BEIJING -- China ordained a US-educated Catholic bishop yesterday with apparent papal approval, just days after it carried out two unauthorized ordinations that the Vatican said seriously wounded the church and evoked ''profound displeasure."
The Rev. Paolo Pei Junmin emerged from Nanguan Cathedral in Shenyang, the largest city in China's northeastern rust belt, wearing a gold robe and a white miter -- a bishop's pointed hat -- after a two-hour ordination service. Pei, 37, studied theology in the mid-1990s at a seminary in Pennsylvania, and is reportedly a likely successor to Jin Peixian, the 80-year-old bishop of Shenyang.
Pei's ordination was the latest in a roller-coaster ride of actions in the past year that built -- and more recently dashed -- hopes of a rapprochement between Beijing and the Vatican.
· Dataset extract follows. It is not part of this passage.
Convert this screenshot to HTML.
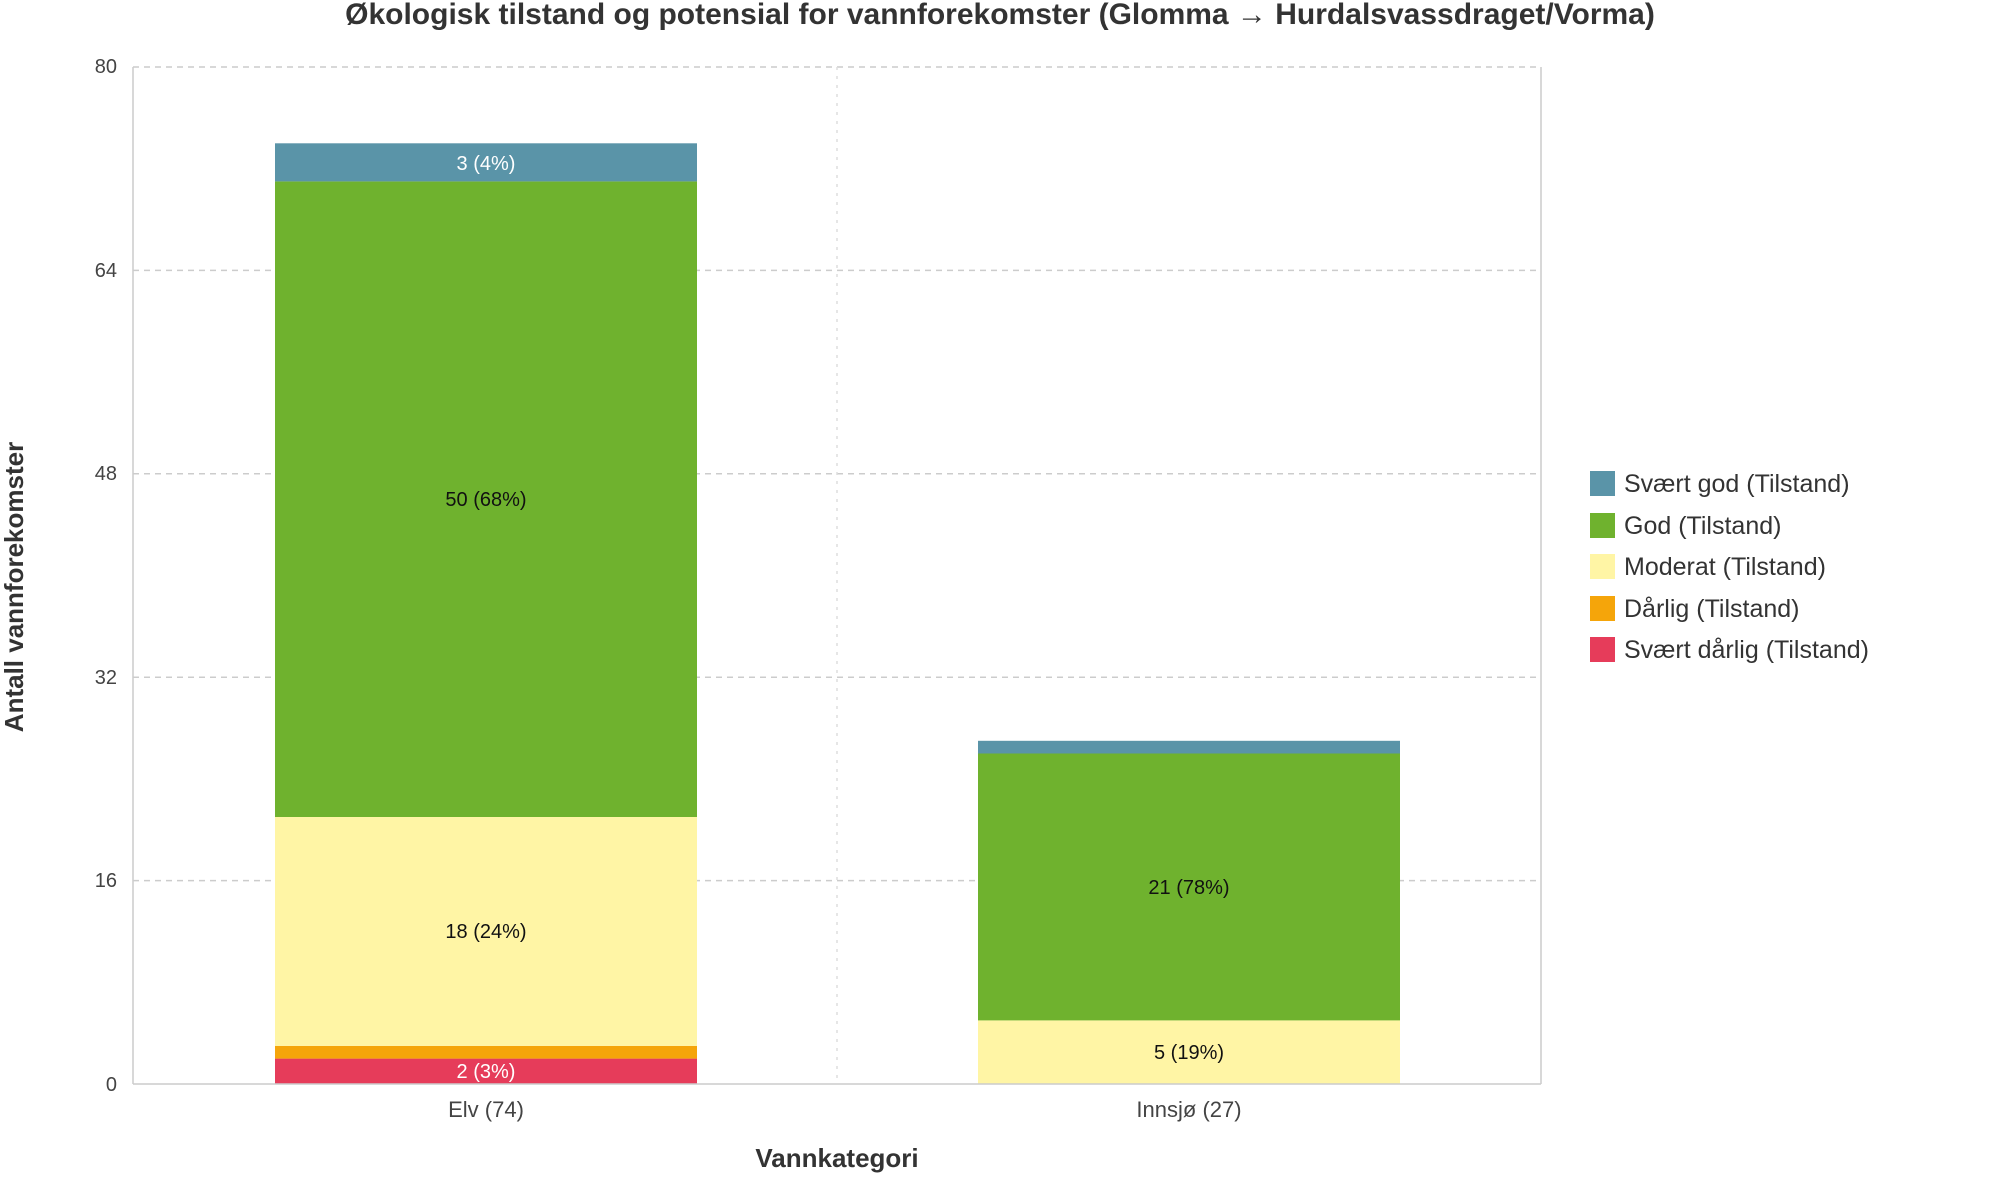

China's atheist Communist Party severed ties with the Vatican shortly after the 1949 revolution that brought it to power. China rejects Vatican authority over the nation's 10 million to 12 million Catholics, some of whom worship in state-sanctioned churches that reject papal control. Others worship in clandestine churches loyal to the Holy See.
The Vatican-affiliated AsiaNews agency quoted an unnamed Vatican source as saying Pei was ''an excellent candidate from all points of view," and that he had received approval from Pope Benedict XVI, who has stated his hopes to travel to China.
Pei, ordained in 1992, was among the first Chinese priests sent abroad to study. He obtained degrees in biblical studies and theology from St. Charles Borromeo Seminary in Philadelphia, and returned to China in 1996. He met Pope Benedict last August during a trip to the Vatican.
China's state-sanctioned churches operate under the control of the party-run Catholic Patriotic Association, which many underground Catholics see as a divisive force in their faith.
China's government news agency Xinhua said yesterday that Beijing ''regrets the criticism from the Vatican" over the ordination last week of two other Catholic bishops. Their ordination triggered a scathing warning from the Vatican that the two might face its worst possible punishment -- excommunication, or banishment -- from the church unless they were coerced into accepting the posts.
Until the government's ordinations of bishops, several factors fueled hopes in the past year for normalized China-Vatican ties.
Faith in Marxism, once widespread in China, has collapsed, and the nation's leaders, while still atheist, endorse ''freedom of religion," even as imprisonment of underground clergy and worshipers remains frequent. Moreover, some analysts say Beijing is eager to have the Vatican sever diplomatic ties to Taiwan, which it claims as a renegade province, and reestablish ties with China.